Closed chhotii-alex closed 1 year ago
If we are going to offer a download of just the viral loads in each group (no other annotations per row, but user will know what query parameters applies to the set of viral loads), the number of rows in that download reveals the EXACT size of the group. This nullifies what we've done with obscuring the exact group size (jittering, rounding to n significant digits.)
The problem with revealing exact group sizes is that it may reveal the existence of an individual with an exact set of features. We are not reporting anything about the results of queries that return less than 4 rows for this exact reason. However, let's say that the user deduces that the number of results with features x, y, and z is n (where n > 4); and the number of results with features x, y, z, and ~a is (n-1). The user then knows that there exists one row with features x, y, z, and a. What if that set of features matches our hypothetical Bob?

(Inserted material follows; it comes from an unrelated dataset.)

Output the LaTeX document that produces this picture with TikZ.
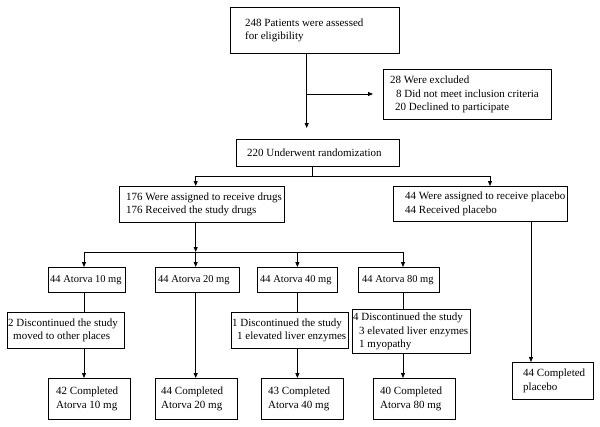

Suppose we drop some (random but consistent from run to run) number of rows, between 5 and 15, from each dataset downloaded. User observes that he sees n rows with features x, y, and z, and m rows with features x, y, z, and ~a. The true number of rows with (x,y,z) is between n+5 and n+15. The true number of rows with features (x,y,z,~a) is between m+5 and m+15. Thus the number of rows with features (x,y,z,a) must be between (n+5)-(m+15) or (n-m)-10, and (n+15)-(m+5) or (n-m)+10... a pretty wide range. Does this give any information on the size of (x,y,z,a)?
Thinking about whether doing multiple splits would constrain the jitter enough that the user could puzzle out their exact values.
Discussed that we should NULL out a small percentage of each boolean (on upload) so that it's impossible to constrain the group sizes by doing splits. We don't need to both do this and jitter the booleans.
Working on nulling out some of the booleans.
Remaining variables that do perfect splits: sex, age, vax status, race, outcome. Worry about these?
Null up to 1% (rather than up to 12)?
Smallest groups?
Boolean?